[Data records]
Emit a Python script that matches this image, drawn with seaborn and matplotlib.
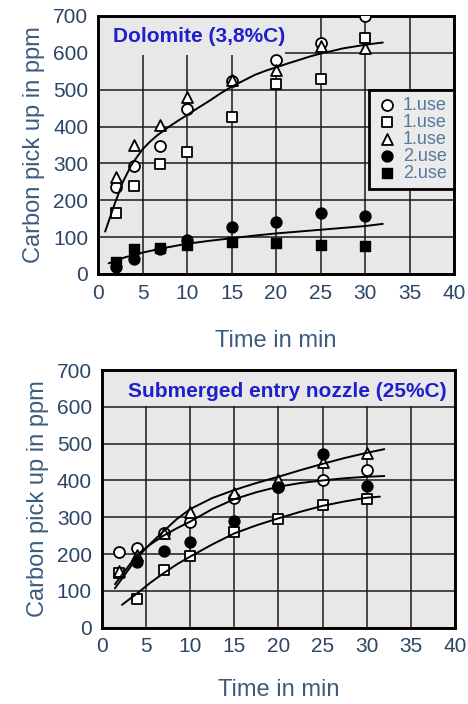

--

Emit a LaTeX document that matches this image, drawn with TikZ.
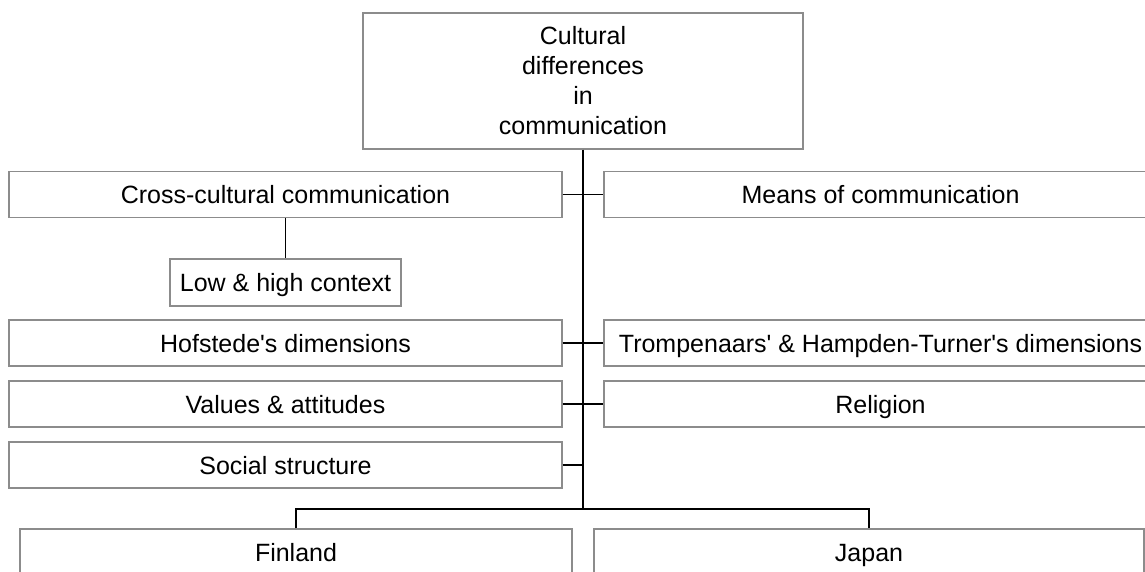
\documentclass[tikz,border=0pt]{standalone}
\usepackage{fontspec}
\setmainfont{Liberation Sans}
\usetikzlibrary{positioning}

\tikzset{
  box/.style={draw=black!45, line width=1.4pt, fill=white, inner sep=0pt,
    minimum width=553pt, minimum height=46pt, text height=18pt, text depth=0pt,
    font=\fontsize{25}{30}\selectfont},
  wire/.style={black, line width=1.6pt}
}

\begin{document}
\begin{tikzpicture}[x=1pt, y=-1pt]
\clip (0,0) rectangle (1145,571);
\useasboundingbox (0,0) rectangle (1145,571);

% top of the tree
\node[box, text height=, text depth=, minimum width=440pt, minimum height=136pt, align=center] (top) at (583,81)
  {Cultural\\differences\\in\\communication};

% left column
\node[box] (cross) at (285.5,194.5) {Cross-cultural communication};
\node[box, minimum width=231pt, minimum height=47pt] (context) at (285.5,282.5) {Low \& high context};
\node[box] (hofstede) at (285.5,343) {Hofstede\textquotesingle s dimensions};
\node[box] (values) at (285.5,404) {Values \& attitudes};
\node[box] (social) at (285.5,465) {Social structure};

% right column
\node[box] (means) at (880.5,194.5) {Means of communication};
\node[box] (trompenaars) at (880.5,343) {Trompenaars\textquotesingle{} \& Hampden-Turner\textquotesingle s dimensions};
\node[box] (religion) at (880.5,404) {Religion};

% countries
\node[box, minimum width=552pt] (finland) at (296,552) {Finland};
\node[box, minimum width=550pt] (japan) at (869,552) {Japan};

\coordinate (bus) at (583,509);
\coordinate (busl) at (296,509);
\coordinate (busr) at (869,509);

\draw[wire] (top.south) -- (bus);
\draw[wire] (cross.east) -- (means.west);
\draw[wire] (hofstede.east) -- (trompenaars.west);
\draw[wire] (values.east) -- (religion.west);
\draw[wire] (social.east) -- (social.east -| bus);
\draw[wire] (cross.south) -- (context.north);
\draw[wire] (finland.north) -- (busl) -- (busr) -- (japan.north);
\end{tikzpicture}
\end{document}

[Exercise] Track down all lines above with the string "this" and copy them.

[Result]
Emit a Python script that matches this image, drawn with seaborn and matplotlib.
Emit a LaTeX document that matches this image, drawn with TikZ.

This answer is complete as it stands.